MATERIAL PROVIDED:
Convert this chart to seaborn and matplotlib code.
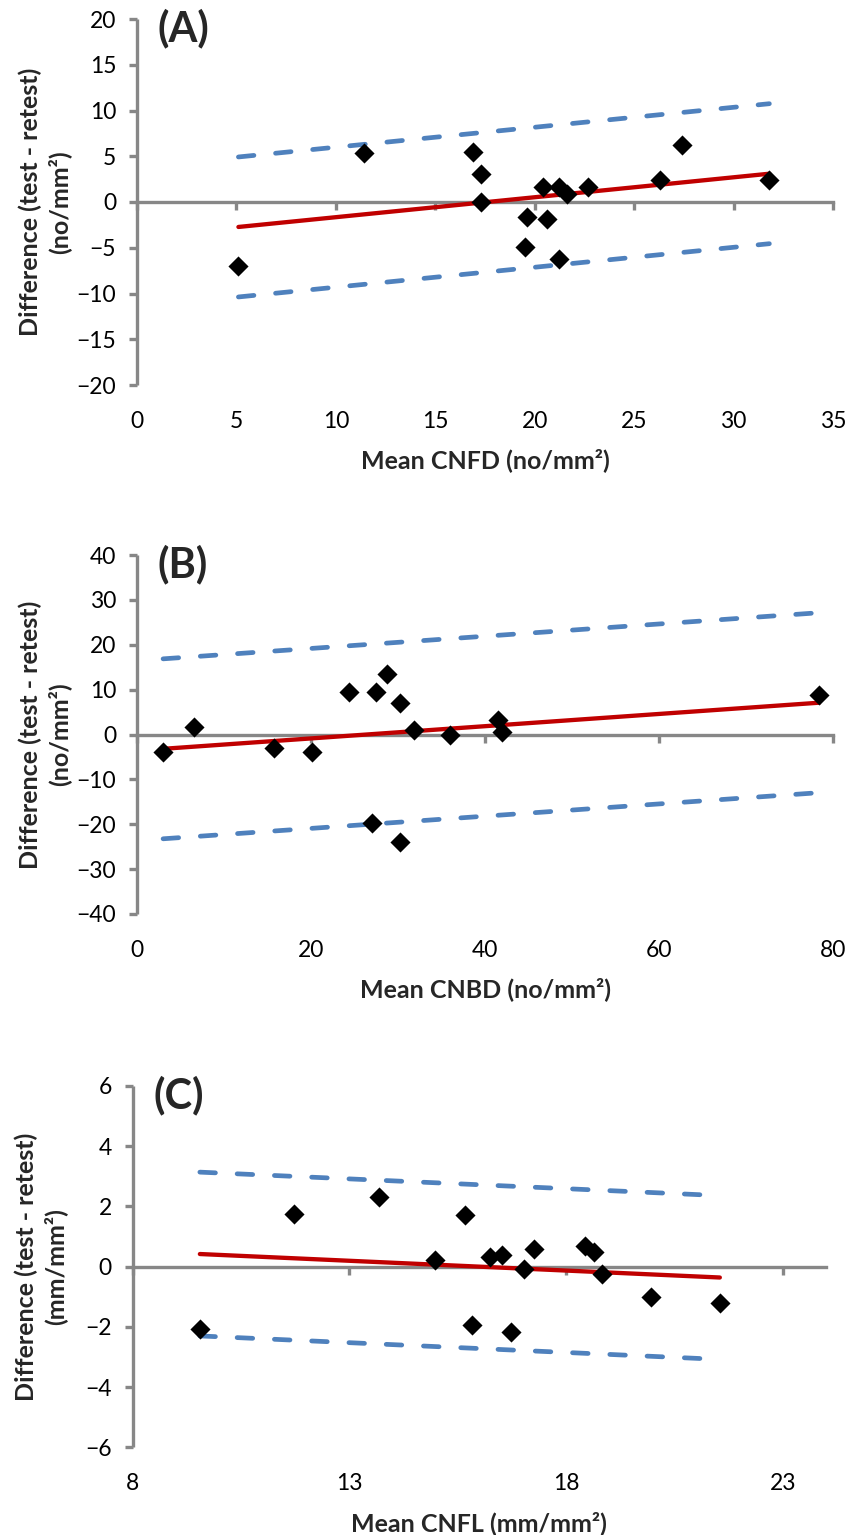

--

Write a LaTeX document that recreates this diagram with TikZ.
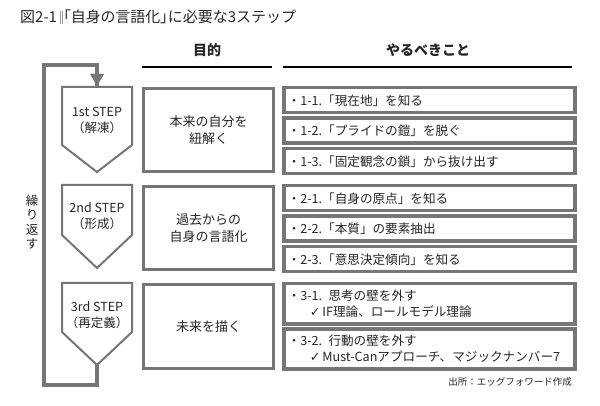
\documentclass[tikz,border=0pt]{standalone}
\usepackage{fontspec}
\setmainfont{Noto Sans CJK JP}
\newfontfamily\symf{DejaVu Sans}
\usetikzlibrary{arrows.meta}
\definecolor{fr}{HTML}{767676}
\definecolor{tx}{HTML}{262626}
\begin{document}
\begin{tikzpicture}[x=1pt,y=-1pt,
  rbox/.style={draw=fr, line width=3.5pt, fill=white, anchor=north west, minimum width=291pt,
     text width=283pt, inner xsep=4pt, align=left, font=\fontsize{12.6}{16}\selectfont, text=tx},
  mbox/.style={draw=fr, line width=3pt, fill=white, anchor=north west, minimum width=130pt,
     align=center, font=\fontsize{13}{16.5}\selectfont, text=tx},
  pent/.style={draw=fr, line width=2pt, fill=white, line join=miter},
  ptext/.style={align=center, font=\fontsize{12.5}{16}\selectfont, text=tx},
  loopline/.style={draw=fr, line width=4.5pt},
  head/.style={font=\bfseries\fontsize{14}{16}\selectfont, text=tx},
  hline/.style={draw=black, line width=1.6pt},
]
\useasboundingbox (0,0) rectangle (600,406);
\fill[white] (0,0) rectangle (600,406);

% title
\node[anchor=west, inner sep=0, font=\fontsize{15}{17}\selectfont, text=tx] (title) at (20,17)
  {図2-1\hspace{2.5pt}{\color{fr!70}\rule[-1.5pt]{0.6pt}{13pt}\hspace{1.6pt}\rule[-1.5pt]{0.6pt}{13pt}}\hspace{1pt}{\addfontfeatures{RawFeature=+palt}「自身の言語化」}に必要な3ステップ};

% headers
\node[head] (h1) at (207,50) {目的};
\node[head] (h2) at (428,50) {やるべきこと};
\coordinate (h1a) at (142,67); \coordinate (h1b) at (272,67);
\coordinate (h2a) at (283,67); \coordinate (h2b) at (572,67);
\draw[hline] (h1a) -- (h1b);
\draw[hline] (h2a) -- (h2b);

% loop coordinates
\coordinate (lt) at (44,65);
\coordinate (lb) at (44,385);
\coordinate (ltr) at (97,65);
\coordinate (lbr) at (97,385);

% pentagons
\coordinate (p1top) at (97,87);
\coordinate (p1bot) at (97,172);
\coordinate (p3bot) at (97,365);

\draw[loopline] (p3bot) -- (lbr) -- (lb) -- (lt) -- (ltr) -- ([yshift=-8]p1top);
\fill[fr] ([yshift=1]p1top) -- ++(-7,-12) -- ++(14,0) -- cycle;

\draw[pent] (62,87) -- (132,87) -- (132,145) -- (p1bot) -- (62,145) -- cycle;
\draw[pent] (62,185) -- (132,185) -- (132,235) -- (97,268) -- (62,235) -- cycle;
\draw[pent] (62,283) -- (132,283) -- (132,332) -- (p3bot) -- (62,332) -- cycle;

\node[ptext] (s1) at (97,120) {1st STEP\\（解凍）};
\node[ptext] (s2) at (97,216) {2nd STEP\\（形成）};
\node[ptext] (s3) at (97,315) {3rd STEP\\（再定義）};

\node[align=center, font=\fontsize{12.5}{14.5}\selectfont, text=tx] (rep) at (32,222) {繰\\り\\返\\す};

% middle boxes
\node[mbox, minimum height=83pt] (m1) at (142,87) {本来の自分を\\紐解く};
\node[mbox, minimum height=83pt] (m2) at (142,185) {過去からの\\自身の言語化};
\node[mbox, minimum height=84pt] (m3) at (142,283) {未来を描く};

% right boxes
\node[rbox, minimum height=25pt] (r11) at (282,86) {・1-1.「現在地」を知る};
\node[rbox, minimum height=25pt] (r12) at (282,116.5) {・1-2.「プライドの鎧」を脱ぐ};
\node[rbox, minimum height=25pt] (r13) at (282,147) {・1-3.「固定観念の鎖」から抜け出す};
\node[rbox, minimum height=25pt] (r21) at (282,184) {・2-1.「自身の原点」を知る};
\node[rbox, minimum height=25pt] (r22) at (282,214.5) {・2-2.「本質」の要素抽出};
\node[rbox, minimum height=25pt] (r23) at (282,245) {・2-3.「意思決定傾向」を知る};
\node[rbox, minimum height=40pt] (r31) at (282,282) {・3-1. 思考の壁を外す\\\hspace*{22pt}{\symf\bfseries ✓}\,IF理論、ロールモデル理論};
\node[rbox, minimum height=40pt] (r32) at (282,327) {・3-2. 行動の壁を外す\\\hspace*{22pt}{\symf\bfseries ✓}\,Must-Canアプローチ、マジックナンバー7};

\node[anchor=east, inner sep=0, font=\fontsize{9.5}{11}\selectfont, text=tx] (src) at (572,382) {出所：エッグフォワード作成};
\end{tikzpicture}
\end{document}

EXERCISE GOAL:
Pull out only the lines from the one with "Write a LaTeX" up to and including the one with "(62,332) -- cycle;", and drop any pictures along the way.

RESULT OF THE TASK:
Write a LaTeX document that recreates this diagram with TikZ.
\documentclass[tikz,border=0pt]{standalone}
\usepackage{fontspec}
\setmainfont{Noto Sans CJK JP}
\newfontfamily\symf{DejaVu Sans}
\usetikzlibrary{arrows.meta}
\definecolor{fr}{HTML}{767676}
\definecolor{tx}{HTML}{262626}
\begin{document}
\begin{tikzpicture}[x=1pt,y=-1pt,
  rbox/.style={draw=fr, line width=3.5pt, fill=white, anchor=north west, minimum width=291pt,
     text width=283pt, inner xsep=4pt, align=left, font=\fontsize{12.6}{16}\selectfont, text=tx},
  mbox/.style={draw=fr, line width=3pt, fill=white, anchor=north west, minimum width=130pt,
     align=center, font=\fontsize{13}{16.5}\selectfont, text=tx},
  pent/.style={draw=fr, line width=2pt, fill=white, line join=miter},
  ptext/.style={align=center, font=\fontsize{12.5}{16}\selectfont, text=tx},
  loopline/.style={draw=fr, line width=4.5pt},
  head/.style={font=\bfseries\fontsize{14}{16}\selectfont, text=tx},
  hline/.style={draw=black, line width=1.6pt},
]
\useasboundingbox (0,0) rectangle (600,406);
\fill[white] (0,0) rectangle (600,406);

% title
\node[anchor=west, inner sep=0, font=\fontsize{15}{17}\selectfont, text=tx] (title) at (20,17)
  {図2-1\hspace{2.5pt}{\color{fr!70}\rule[-1.5pt]{0.6pt}{13pt}\hspace{1.6pt}\rule[-1.5pt]{0.6pt}{13pt}}\hspace{1pt}{\addfontfeatures{RawFeature=+palt}「自身の言語化」}に必要な3ステップ};

% headers
\node[head] (h1) at (207,50) {目的};
\node[head] (h2) at (428,50) {やるべきこと};
\coordinate (h1a) at (142,67); \coordinate (h1b) at (272,67);
\coordinate (h2a) at (283,67); \coordinate (h2b) at (572,67);
\draw[hline] (h1a) -- (h1b);
\draw[hline] (h2a) -- (h2b);

% loop coordinates
\coordinate (lt) at (44,65);
\coordinate (lb) at (44,385);
\coordinate (ltr) at (97,65);
\coordinate (lbr) at (97,385);

% pentagons
\coordinate (p1top) at (97,87);
\coordinate (p1bot) at (97,172);
\coordinate (p3bot) at (97,365);

\draw[loopline] (p3bot) -- (lbr) -- (lb) -- (lt) -- (ltr) -- ([yshift=-8]p1top);
\fill[fr] ([yshift=1]p1top) -- ++(-7,-12) -- ++(14,0) -- cycle;

\draw[pent] (62,87) -- (132,87) -- (132,145) -- (p1bot) -- (62,145) -- cycle;
\draw[pent] (62,185) -- (132,185) -- (132,235) -- (97,268) -- (62,235) -- cycle;
\draw[pent] (62,283) -- (132,283) -- (132,332) -- (p3bot) -- (62,332) -- cycle;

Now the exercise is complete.